- Code that draws figures
[BEGIN]

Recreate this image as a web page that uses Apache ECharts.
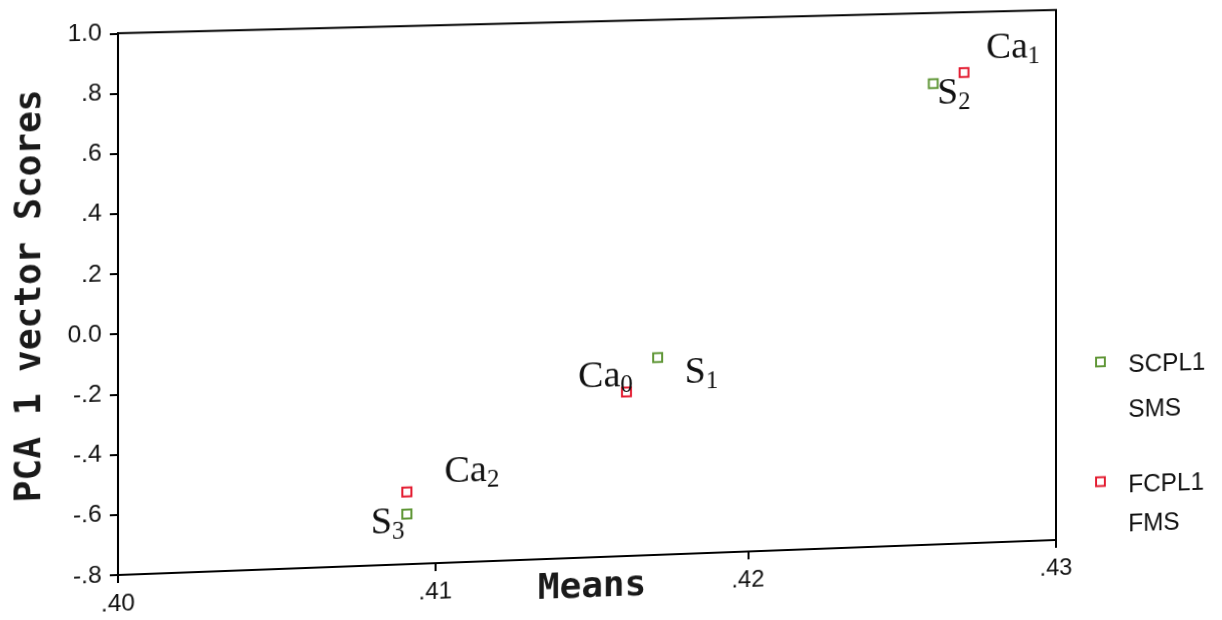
<!DOCTYPE html>
<html><head><meta charset="utf-8">
<script src="https://cdn.jsdelivr.net/npm/echarts/dist/echarts.min.js"></script>
<style>
html,body{margin:0;padding:0;background:#fff;overflow:hidden;width:1222px;height:620px;}
#chart{position:absolute;left:0;top:0;width:1222px;height:620px;
 transform-origin:118px 33.3px;
 transform:matrix3d(1.0221,-0.02539,0,0.00002356, 0,1,0,0, 0,0,1,0, 0,0,0,1);}
</style></head><body><div id="chart"></div>
<script>
// ---- data ----
const seriesNames = ['SCPL1\nSMS', 'FCPL1\nFMS'];
const scplLabels = ['S1', 'S2', 'S3'];
const scplX = [0.4171, 0.4260, 0.4091];
const scplY = [-0.136, 0.761, -0.632];
const fcplLabels = ['Ca0', 'Ca1', 'Ca2'];
const fcplX = [0.4161, 0.4270, 0.4091];
const fcplY = [-0.248, 0.796, -0.558];
const xTickLabels = ['.40', '.41', '.42', '.43'];
const yTickLabels = ['-.8', '-.6', '-.4', '-.2', '0.0', '.2', '.4', '.6', '.8', '1.0'];
const xAxisTitle = 'Means';
const yAxisTitle = 'PCA 1 vector Scores';

// ---- styling ----
const GREEN = '#5f9636', RED = '#e31a2f', INK = '#111';
const scplOffsets = [[44, 17], [21, 10.5], [-19, 8.5]];
const fcplOffsets = [[-21, -16], [50, -23.5], [64.5, -18.5]];

function pts(xs, ys, names, offs) {
  return xs.map((x, i) => ({ name: names[i], value: [x, ys[i]], label: { offset: offs[i] } }));
}
const rich = {
  m: { fontFamily: 'Liberation Serif', fontSize: 38, lineHeight: 44, color: INK },
  s: { fontFamily: 'Liberation Serif', fontSize: 25, lineHeight: 23, verticalAlign: 'bottom', color: INK }
};
function labelFmt(p) {
  const m = p.name.match(/^(\D+)(\d+)$/);
  return '{m|' + m[1] + '}{s|' + m[2] + '}';
}
function mkSeries(name, color, xs, ys, names, offs) {
  return {
    name: name, type: 'scatter', symbol: 'rect', symbolSize: 9,
    itemStyle: { color: 'rgba(255,255,255,0)', borderColor: color, borderWidth: 2, opacity: 1 },
    label: { show: true, position: 'inside', formatter: labelFmt, rich: rich, color: INK, textBorderWidth: 0 },
    emphasis: { disabled: true },
    data: pts(xs, ys, names, offs)
  };
}
function mkLegend(name, color, top, lh) {
  return {
    data: [name], left: 1096, top: top, orient: 'vertical', padding: 0,
    itemWidth: 9, itemHeight: 9, icon: 'rect', selectedMode: false,
    itemStyle: { color: 'rgba(255,255,255,0)', borderColor: color, borderWidth: 2 },
    formatter: n => '{e| }\n' + n.split('\n').map(s => '{t|' + s + '}').join('\n'),
    textStyle: {
      fontFamily: 'Liberation Sans', fontSize: 25, color: INK,
      rich: {
        e: { fontSize: 10, lineHeight: lh + 10, width: 120 },
        t: { fontFamily: 'Liberation Sans', fontSize: 25, color: INK, lineHeight: lh, padding: [0, 0, 0, 19] }
      }
    }
  };
}

const chart = echarts.init(document.getElementById('chart'), null, { renderer: 'canvas' });
chart.setOption({
  animation: false,
  backgroundColor: '#fff',
  grid: { left: 118, top: 33.3, right: 166, bottom: 45, show: true, borderColor: '#000', borderWidth: 2,
          backgroundColor: 'rgba(0,0,0,0)', containLabel: false, outerBoundsMode: 'none' },
  legend: [mkLegend(seriesNames[0], GREEN, 343.5, 46), mkLegend(seriesNames[1], RED, 472, 40)],
  xAxis: {
    type: 'value', min: 0.40, max: 0.43, interval: 0.01,
    name: xAxisTitle, nameLocation: 'middle', nameGap: 13, nameMoveOverlap: false,
    nameTextStyle: { fontFamily: 'DejaVu Sans Mono', fontWeight: 'bold', fontSize: 36, color: '#1a1a1a' },
    axisLine: { show: true, onZero: false, lineStyle: { color: '#000', width: 2 } },
    axisTick: { show: true, length: 8, lineStyle: { color: '#000', width: 2 } },
    axisLabel: { margin: 17, fontFamily: 'Liberation Sans', fontSize: 24, color: INK, showMinLabel: true, showMaxLabel: true,
                 formatter: v => xTickLabels[Math.round((v - 0.40) / 0.01)] },
    splitLine: { show: false }
  },
  yAxis: {
    type: 'value', min: -0.8, max: 1.0, interval: 0.2,
    name: yAxisTitle, nameLocation: 'middle', nameGap: 67, nameMoveOverlap: false,
    nameTextStyle: { fontFamily: 'DejaVu Sans Mono', fontWeight: 'bold', fontSize: 36, color: '#1a1a1a', padding: [0, 0, 0, 22] },
    axisLine: { show: true, onZero: false, lineStyle: { color: '#000', width: 2 } },
    axisTick: { show: true, length: 8, lineStyle: { color: '#000', width: 2 } },
    axisLabel: { margin: 16, fontFamily: 'Liberation Sans', fontSize: 24, color: INK, showMinLabel: true, showMaxLabel: true,
                 formatter: v => yTickLabels[Math.round((v + 0.8) / 0.2)] },
    splitLine: { show: false }
  },
  series: [
    mkSeries(seriesNames[0], GREEN, scplX, scplY, scplLabels, scplOffsets),
    mkSeries(seriesNames[1], RED, fcplX, fcplY, fcplLabels, fcplOffsets)
  ]
});
</script></body></html>
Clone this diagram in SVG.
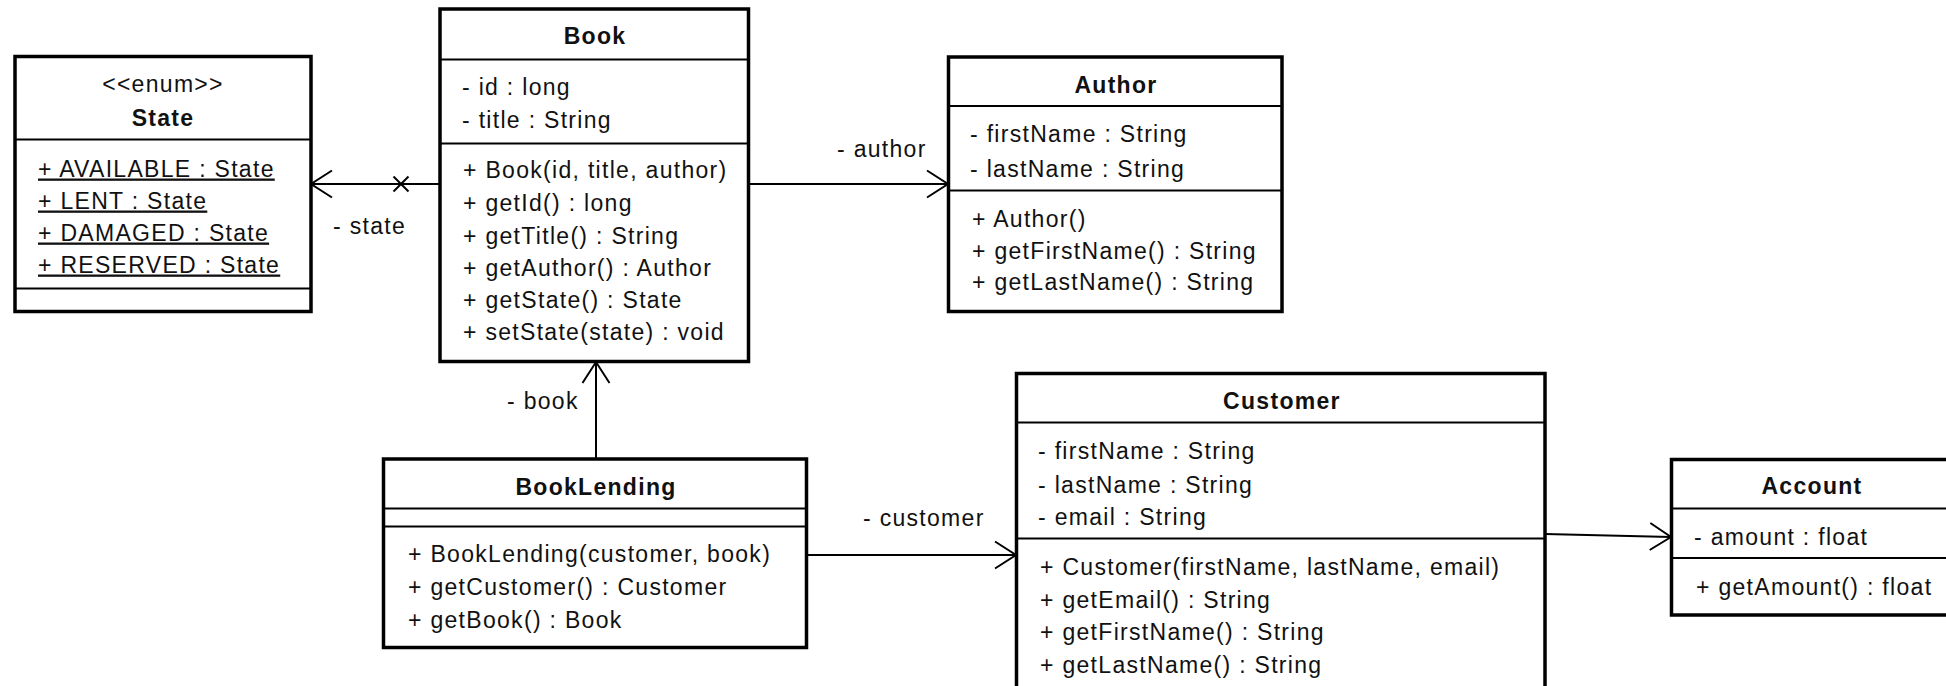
<svg xmlns="http://www.w3.org/2000/svg" width="1946" height="686" viewBox="0 0 1946 686">
<style>
  text { font-family: "Liberation Sans", Arial, sans-serif; font-size: 23px; letter-spacing: 1.3px; fill: #111; }
  .title { font-weight: bold; text-anchor: middle; letter-spacing: 1.3px; }
  .center { text-anchor: middle; }
  .box { fill: #fff; stroke: #000; stroke-width: 3.5; }
  .div { stroke: #000; stroke-width: 2; }
  .edge { fill: none; stroke: #000; stroke-width: 2; }
  .ul { text-decoration: underline; }
</style>
<defs>
  <marker id="open" markerUnits="userSpaceOnUse" viewBox="-25 -16 28 32" markerWidth="28" markerHeight="32" refX="0" refY="0" orient="auto">
    <path d="M -21 -13.5 L 0 0 L -21 13.5" fill="none" stroke="#000" stroke-width="2"/>
  </marker>
</defs>
<rect width="1946" height="686" fill="#fff"/>

<g id="connectors">
  <line class="edge" x1="440" y1="184" x2="311" y2="184" marker-end="url(#open)"/>
  <line class="edge" x1="393.5" y1="176.5" x2="408.5" y2="191.5"/>
  <line class="edge" x1="393.5" y1="191.5" x2="408.5" y2="176.5"/>
  <text x="333" y="234">- state</text>
  <line class="edge" x1="748" y1="184" x2="948" y2="184" marker-end="url(#open)"/>
  <text x="837" y="157">- author</text>
  <line class="edge" x1="596" y1="459" x2="596" y2="362" marker-end="url(#open)"/>
  <text x="507" y="409">- book</text>
  <line class="edge" x1="807" y1="555" x2="1016" y2="555" marker-end="url(#open)"/>
  <text x="863" y="526">- customer</text>
  <line class="edge" x1="1545" y1="534" x2="1671" y2="537" marker-end="url(#open)"/>
</g>

<g id="State">
  <rect class="box" x="15" y="56.5" width="296" height="255"/>
  <line class="div" x1="15" y1="139.5" x2="311" y2="139.5"/>
  <line class="div" x1="15" y1="288.5" x2="311" y2="288.5"/>
  <text class="center" x="163" y="91.5">&lt;&lt;enum&gt;&gt;</text>
  <text class="title" x="163" y="126">State</text>
  <text class="ul" x="38" y="176.5">+ AVAILABLE : State</text>
  <text class="ul" x="38" y="208.5">+ LENT : State</text>
  <text class="ul" x="38" y="240.5">+ DAMAGED : State</text>
  <text class="ul" x="38" y="272.5">+ RESERVED : State</text>
</g>

<g id="Book">
  <rect class="box" x="440" y="9" width="308.5" height="352.5"/>
  <line class="div" x1="440" y1="59.5" x2="748.5" y2="59.5"/>
  <line class="div" x1="440" y1="143.5" x2="748.5" y2="143.5"/>
  <text class="title" x="595" y="44">Book</text>
  <text x="462" y="95">- id : long</text>
  <text x="462" y="128">- title : String</text>
  <text x="463" y="178">+ Book(id, title, author)</text>
  <text x="463" y="211">+ getId() : long</text>
  <text x="463" y="243.5">+ getTitle() : String</text>
  <text x="463" y="275.5">+ getAuthor() : Author</text>
  <text x="463" y="308">+ getState() : State</text>
  <text x="463" y="340">+ setState(state) : void</text>
</g>

<g id="Author">
  <rect class="box" x="948.5" y="57" width="333.5" height="254.5"/>
  <line class="div" x1="948.5" y1="106" x2="1282" y2="106"/>
  <line class="div" x1="948.5" y1="190.5" x2="1282" y2="190.5"/>
  <text class="title" x="1116" y="92.5">Author</text>
  <text x="970" y="141.5">- firstName : String</text>
  <text x="970" y="176.5">- lastName : String</text>
  <text x="972" y="226.5">+ Author()</text>
  <text x="972" y="258.5">+ getFirstName() : String</text>
  <text x="972" y="290">+ getLastName() : String</text>
</g>

<g id="BookLending">
  <rect class="box" x="383.5" y="459" width="423" height="188.5"/>
  <line class="div" x1="383.5" y1="508.5" x2="806.5" y2="508.5"/>
  <line class="div" x1="383.5" y1="526.5" x2="806.5" y2="526.5"/>
  <text class="title" x="596" y="495">BookLending</text>
  <text x="408" y="562">+ BookLending(customer, book)</text>
  <text x="408" y="595">+ getCustomer() : Customer</text>
  <text x="408" y="627.5">+ getBook() : Book</text>
</g>

<g id="Customer">
  <rect class="box" x="1016.5" y="373.5" width="528.5" height="330"/>
  <line class="div" x1="1016.5" y1="422.5" x2="1545" y2="422.5"/>
  <line class="div" x1="1016.5" y1="538.5" x2="1545" y2="538.5"/>
  <text class="title" x="1282" y="409">Customer</text>
  <text x="1038" y="459">- firstName : String</text>
  <text x="1038" y="493">- lastName : String</text>
  <text x="1038" y="525">- email : String</text>
  <text x="1040" y="575">+ Customer(firstName, lastName, email)</text>
  <text x="1040" y="607.5">+ getEmail() : String</text>
  <text x="1040" y="639.5">+ getFirstName() : String</text>
  <text x="1040" y="673">+ getLastName() : String</text>
</g>

<g id="Account">
  <rect class="box" x="1671.5" y="459.5" width="282" height="155.5"/>
  <line class="div" x1="1671.5" y1="508.5" x2="1953" y2="508.5"/>
  <line class="div" x1="1671.5" y1="558" x2="1953" y2="558"/>
  <text class="title" x="1812" y="494">Account</text>
  <text x="1694" y="545">- amount : float</text>
  <text x="1696" y="595">+ getAmount() : float</text>
</g>
</svg>
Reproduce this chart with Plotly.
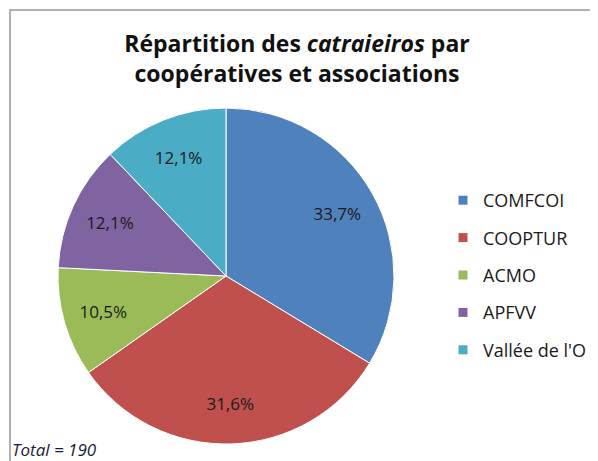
import plotly.graph_objects as go

categories = ["COMFCOI", "COOPTUR", "ACMO", "APFVV", "Vallée de l'O"]
counts = [64, 60, 20, 23, 23]
pct_labels = ["33,7%", "31,6%", "10,5%", "12,1%", "12,1%"]
colors = ["#4F81BD", "#C0504D", "#9BBB59", "#8064A2", "#4BACC6"]
total = 190

W, H = 598, 461
OFF = 8  # page body margin offset
FONT = "Open Sans"


def px(x):
    return (x - OFF) / W


def py(y):
    return 1 - (y - OFF) / H


CX, CY, R = 226, 276, 168
dom = dict(x=[px(CX - R), px(CX + R)], y=[py(CY + R), py(CY - R)])

fig = go.Figure()
# filled pie
fig.add_trace(go.Pie(
    labels=categories, values=counts,
    textinfo="none", sort=False, direction="clockwise", rotation=0,
    marker=dict(colors=colors, line=dict(color="white", width=1)),
    domain=dom, showlegend=False, hoverinfo="label+percent",
))
# transparent ring used only to place the percentage labels further out
fig.add_trace(go.Pie(
    labels=categories, values=counts, text=pct_labels, hole=0.52,
    textinfo="text", textposition="inside", insidetextorientation="horizontal",
    sort=False, direction="clockwise", rotation=0,
    marker=dict(colors=["rgba(0,0,0,0)"] * len(categories), line=dict(width=0)),
    textfont=dict(family=FONT, size=17, color="#1a1a1a"),
    domain=dom, showlegend=False, hoverinfo="skip",
))

# legend entries (one group each for spacing)
for i, (c, col) in enumerate(zip(categories, colors)):
    fig.add_trace(go.Scatter(
        x=[None], y=[None], mode="markers", name=c,
        marker=dict(symbol="square", size=9, color=col),
        legendgroup=f"g{i}", showlegend=True,
    ))

fig.update_layout(
    width=W, height=H,
    margin=dict(l=0, r=0, t=0, b=0),
    paper_bgcolor="white", plot_bgcolor="white",
    xaxis=dict(visible=False), yaxis=dict(visible=False),
    title=dict(
        text="<b>Répartition des <i>catraieiros</i> par<br>coopératives et associations</b>",
        x=px(297), xanchor="center", y=py(52), yanchor="top",
        font=dict(family=FONT, size=23, color="#111111"),
    ),
    legend=dict(
        x=px(443), xanchor="left", y=py(275), yanchor="middle",
        font=dict(family=FONT, size=18, color="#1a1a1a"),
        tracegroupgap=11, itemwidth=30, bgcolor="rgba(0,0,0,0)",
    ),
    shapes=[dict(
        type="path", xref="paper", yref="paper",
        path=f"M {px(10)} -0.1 L {px(10)} {py(10)} L 1.1 {py(10)}",
        line=dict(color="#999999", width=1.5),
    )],
    annotations=[dict(
        text=f"<i>Total = {total}</i>", xref="paper", yref="paper",
        x=px(11), y=py(449), xanchor="left", yanchor="middle", showarrow=False,
        font=dict(family=FONT, size=17, color="#1a1a3a"),
        bgcolor="white", borderpad=0,
    )],
)

fig.write_html("out.html")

[END]

Give again, please, precisely the lines that begin the records and run through the line with "const fcplOffsets = [[-21, -16], [50, -23.5], [64.5, -18.5]];" in it, keeping both end lines and dropping any pictures.

- REPLY
Recreate this image as a web page that uses Apache ECharts.
<!DOCTYPE html>
<html><head><meta charset="utf-8">
<script src="https://cdn.jsdelivr.net/npm/echarts/dist/echarts.min.js"></script>
<style>
html,body{margin:0;padding:0;background:#fff;overflow:hidden;width:1222px;height:620px;}
#chart{position:absolute;left:0;top:0;width:1222px;height:620px;
 transform-origin:118px 33.3px;
 transform:matrix3d(1.0221,-0.02539,0,0.00002356, 0,1,0,0, 0,0,1,0, 0,0,0,1);}
</style></head><body><div id="chart"></div>
<script>
// ---- data ----
const seriesNames = ['SCPL1\nSMS', 'FCPL1\nFMS'];
const scplLabels = ['S1', 'S2', 'S3'];
const scplX = [0.4171, 0.4260, 0.4091];
const scplY = [-0.136, 0.761, -0.632];
const fcplLabels = ['Ca0', 'Ca1', 'Ca2'];
const fcplX = [0.4161, 0.4270, 0.4091];
const fcplY = [-0.248, 0.796, -0.558];
const xTickLabels = ['.40', '.41', '.42', '.43'];
const yTickLabels = ['-.8', '-.6', '-.4', '-.2', '0.0', '.2', '.4', '.6', '.8', '1.0'];
const xAxisTitle = 'Means';
const yAxisTitle = 'PCA 1 vector Scores';

// ---- styling ----
const GREEN = '#5f9636', RED = '#e31a2f', INK = '#111';
const scplOffsets = [[44, 17], [21, 10.5], [-19, 8.5]];
const fcplOffsets = [[-21, -16], [50, -23.5], [64.5, -18.5]];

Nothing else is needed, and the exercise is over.